This article was published 14/02/2019 (2665 days ago), so information in it may no longer be current.

Festival du Voyageur

Western Canada’s largest winter festival is celebrating its golden anniversary this year.

For 50 years, Festival du Voyageur — which kicks off Friday and runs until Feb. 24 — has brought joie de vivre to our Winnipeg winters, a raucous celebration of French-Canadian culture.

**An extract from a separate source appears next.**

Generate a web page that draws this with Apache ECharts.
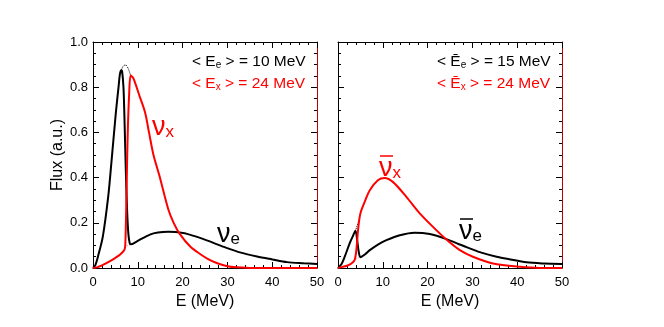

Over the past five decades, the festival has grown into a destination event with a massive music component.

More than 150 genre-spanning musical acts will grace the stage at Voyageur Park over the course of the 10-day festival, including practically everyone from the Winnipeg music scene including the Lytics, the Duhks, Sierra Noble, JP Hoe, Mise en Scene, Leonard Sumner and more.

Of course, the festival is not just a music festival. There are also the beard-growing contest, the Bothwell cheese-carving contest, dogsled rides, horse-drawn carriage rides, kitchen parties and so much more.

Day passes are $25 for adults, $15 for teens and seniors, and $5 for children between the ages of six and 12. For further information on ticket packages and pricing, visit heho.ca. And for more on the history — and future — of Festival du Voyageur, see Erin Lebar’s feature in Saturday’s Free Press.

Jen Zoratti


Real to Reel Film Festival

Festival du Voyageur kicks off Friday. (Trevor Hagan / Free Press files)
Festival du Voyageur kicks off Friday. (Trevor Hagan / Free Press files)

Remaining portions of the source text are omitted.